--- DATASET EXCERPT ---

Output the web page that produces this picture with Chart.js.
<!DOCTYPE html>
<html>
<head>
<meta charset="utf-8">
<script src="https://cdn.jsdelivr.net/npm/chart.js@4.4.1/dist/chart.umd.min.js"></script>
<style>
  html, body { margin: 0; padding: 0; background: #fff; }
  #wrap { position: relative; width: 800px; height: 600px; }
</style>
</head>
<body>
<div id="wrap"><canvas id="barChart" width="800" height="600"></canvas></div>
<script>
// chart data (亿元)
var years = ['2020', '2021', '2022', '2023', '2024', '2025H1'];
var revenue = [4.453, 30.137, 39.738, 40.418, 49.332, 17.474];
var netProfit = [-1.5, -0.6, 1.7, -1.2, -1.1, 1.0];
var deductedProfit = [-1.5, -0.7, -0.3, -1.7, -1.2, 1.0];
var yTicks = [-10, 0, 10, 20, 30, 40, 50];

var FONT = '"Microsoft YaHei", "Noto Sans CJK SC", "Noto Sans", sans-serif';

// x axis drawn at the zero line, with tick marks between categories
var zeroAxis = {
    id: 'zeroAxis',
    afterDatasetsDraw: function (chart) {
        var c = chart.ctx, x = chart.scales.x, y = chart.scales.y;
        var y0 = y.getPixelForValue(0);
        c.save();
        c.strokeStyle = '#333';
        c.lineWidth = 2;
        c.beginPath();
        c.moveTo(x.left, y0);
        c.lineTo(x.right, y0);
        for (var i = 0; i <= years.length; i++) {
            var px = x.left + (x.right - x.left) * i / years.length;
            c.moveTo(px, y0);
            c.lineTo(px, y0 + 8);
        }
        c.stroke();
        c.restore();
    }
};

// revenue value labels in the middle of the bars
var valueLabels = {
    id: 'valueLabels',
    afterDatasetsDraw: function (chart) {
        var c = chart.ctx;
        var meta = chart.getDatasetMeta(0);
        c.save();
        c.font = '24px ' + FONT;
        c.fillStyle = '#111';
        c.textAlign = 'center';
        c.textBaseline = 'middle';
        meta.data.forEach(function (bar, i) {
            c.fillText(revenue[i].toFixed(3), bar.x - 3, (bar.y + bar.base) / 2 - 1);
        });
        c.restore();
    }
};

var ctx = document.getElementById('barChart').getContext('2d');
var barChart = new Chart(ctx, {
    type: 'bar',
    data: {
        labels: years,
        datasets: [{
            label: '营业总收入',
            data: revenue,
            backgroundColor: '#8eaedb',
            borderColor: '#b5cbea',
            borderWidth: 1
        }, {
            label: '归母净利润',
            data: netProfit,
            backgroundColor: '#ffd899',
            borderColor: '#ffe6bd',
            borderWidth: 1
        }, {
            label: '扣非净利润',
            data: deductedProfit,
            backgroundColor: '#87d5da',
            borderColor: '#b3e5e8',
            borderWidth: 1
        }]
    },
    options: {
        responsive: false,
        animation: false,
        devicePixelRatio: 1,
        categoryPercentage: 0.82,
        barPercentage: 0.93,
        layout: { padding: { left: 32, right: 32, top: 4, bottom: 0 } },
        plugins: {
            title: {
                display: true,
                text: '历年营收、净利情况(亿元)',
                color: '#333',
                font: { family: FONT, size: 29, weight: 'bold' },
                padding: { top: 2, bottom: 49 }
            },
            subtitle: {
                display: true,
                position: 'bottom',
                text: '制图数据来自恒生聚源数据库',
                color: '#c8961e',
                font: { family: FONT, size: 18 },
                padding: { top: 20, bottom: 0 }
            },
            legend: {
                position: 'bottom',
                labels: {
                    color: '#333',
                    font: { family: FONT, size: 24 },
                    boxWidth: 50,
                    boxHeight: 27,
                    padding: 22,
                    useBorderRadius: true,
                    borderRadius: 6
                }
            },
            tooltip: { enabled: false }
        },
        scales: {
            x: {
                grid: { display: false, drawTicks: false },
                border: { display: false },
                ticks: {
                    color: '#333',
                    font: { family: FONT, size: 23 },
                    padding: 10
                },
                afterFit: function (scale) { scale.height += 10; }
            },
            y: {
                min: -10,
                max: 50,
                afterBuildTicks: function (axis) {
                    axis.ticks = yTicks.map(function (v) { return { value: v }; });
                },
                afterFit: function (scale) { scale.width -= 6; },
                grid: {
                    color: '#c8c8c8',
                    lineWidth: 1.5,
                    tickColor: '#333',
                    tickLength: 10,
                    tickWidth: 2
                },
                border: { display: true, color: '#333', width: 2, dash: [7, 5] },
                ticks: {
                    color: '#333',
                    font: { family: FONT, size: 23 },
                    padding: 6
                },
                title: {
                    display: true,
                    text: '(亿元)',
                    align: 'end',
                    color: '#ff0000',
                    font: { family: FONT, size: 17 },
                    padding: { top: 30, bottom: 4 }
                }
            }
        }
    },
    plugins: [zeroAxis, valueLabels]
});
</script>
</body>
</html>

---

### WHAT IS REQUIRED
Take the lines above and print them exactly.

### RESPONSE
Output the web page that produces this picture with Chart.js.
<!DOCTYPE html>
<html>
<head>
<meta charset="utf-8">
<script src="https://cdn.jsdelivr.net/npm/chart.js@4.4.1/dist/chart.umd.min.js"></script>
<style>
  html, body { margin: 0; padding: 0; background: #fff; }
  #wrap { position: relative; width: 800px; height: 600px; }
</style>
</head>
<body>
<div id="wrap"><canvas id="barChart" width="800" height="600"></canvas></div>
<script>
// chart data (亿元)
var years = ['2020', '2021', '2022', '2023', '2024', '2025H1'];
var revenue = [4.453, 30.137, 39.738, 40.418, 49.332, 17.474];
var netProfit = [-1.5, -0.6, 1.7, -1.2, -1.1, 1.0];
var deductedProfit = [-1.5, -0.7, -0.3, -1.7, -1.2, 1.0];
var yTicks = [-10, 0, 10, 20, 30, 40, 50];

var FONT = '"Microsoft YaHei", "Noto Sans CJK SC", "Noto Sans", sans-serif';

// x axis drawn at the zero line, with tick marks between categories
var zeroAxis = {
    id: 'zeroAxis',
    afterDatasetsDraw: function (chart) {
        var c = chart.ctx, x = chart.scales.x, y = chart.scales.y;
        var y0 = y.getPixelForValue(0);
        c.save();
        c.strokeStyle = '#333';
        c.lineWidth = 2;
        c.beginPath();
        c.moveTo(x.left, y0);
        c.lineTo(x.right, y0);
        for (var i = 0; i <= years.length; i++) {
            var px = x.left + (x.right - x.left) * i / years.length;
            c.moveTo(px, y0);
            c.lineTo(px, y0 + 8);
        }
        c.stroke();
        c.restore();
    }
};

// revenue value labels in the middle of the bars
var valueLabels = {
    id: 'valueLabels',
    afterDatasetsDraw: function (chart) {
        var c = chart.ctx;
        var meta = chart.getDatasetMeta(0);
        c.save();
        c.font = '24px ' + FONT;
        c.fillStyle = '#111';
        c.textAlign = 'center';
        c.textBaseline = 'middle';
        meta.data.forEach(function (bar, i) {
            c.fillText(revenue[i].toFixed(3), bar.x - 3, (bar.y + bar.base) / 2 - 1);
        });
        c.restore();
    }
};

var ctx = document.getElementById('barChart').getContext('2d');
var barChart = new Chart(ctx, {
    type: 'bar',
    data: {
        labels: years,
        datasets: [{
            label: '营业总收入',
            data: revenue,
            backgroundColor: '#8eaedb',
            borderColor: '#b5cbea',
            borderWidth: 1
        }, {
            label: '归母净利润',
            data: netProfit,
            backgroundColor: '#ffd899',
            borderColor: '#ffe6bd',
            borderWidth: 1
        }, {
            label: '扣非净利润',
            data: deductedProfit,
            backgroundColor: '#87d5da',
            borderColor: '#b3e5e8',
            borderWidth: 1
        }]
    },
    options: {
        responsive: false,
        animation: false,
        devicePixelRatio: 1,
        categoryPercentage: 0.82,
        barPercentage: 0.93,
        layout: { padding: { left: 32, right: 32, top: 4, bottom: 0 } },
        plugins: {
            title: {
                display: true,
                text: '历年营收、净利情况(亿元)',
                color: '#333',
                font: { family: FONT, size: 29, weight: 'bold' },
                padding: { top: 2, bottom: 49 }
            },
            subtitle: {
                display: true,
                position: 'bottom',
                text: '制图数据来自恒生聚源数据库',
                color: '#c8961e',
                font: { family: FONT, size: 18 },
                padding: { top: 20, bottom: 0 }
            },
            legend: {
                position: 'bottom',
                labels: {
                    color: '#333',
                    font: { family: FONT, size: 24 },
                    boxWidth: 50,
                    boxHeight: 27,
                    padding: 22,
                    useBorderRadius: true,
                    borderRadius: 6
                }
            },
            tooltip: { enabled: false }
        },
        scales: {
            x: {
                grid: { display: false, drawTicks: false },
                border: { display: false },
                ticks: {
                    color: '#333',
                    font: { family: FONT, size: 23 },
                    padding: 10
                },
                afterFit: function (scale) { scale.height += 10; }
            },
            y: {
                min: -10,
                max: 50,
                afterBuildTicks: function (axis) {
                    axis.ticks = yTicks.map(function (v) { return { value: v }; });
                },
                afterFit: function (scale) { scale.width -= 6; },
                grid: {
                    color: '#c8c8c8',
                    lineWidth: 1.5,
                    tickColor: '#333',
                    tickLength: 10,
                    tickWidth: 2
                },
                border: { display: true, color: '#333', width: 2, dash: [7, 5] },
                ticks: {
                    color: '#333',
                    font: { family: FONT, size: 23 },
                    padding: 6
                },
                title: {
                    display: true,
                    text: '(亿元)',
                    align: 'end',
                    color: '#ff0000',
                    font: { family: FONT, size: 17 },
                    padding: { top: 30, bottom: 4 }
                }
            }
        }
    },
    plugins: [zeroAxis, valueLabels]
});
</script>
</body>
</html>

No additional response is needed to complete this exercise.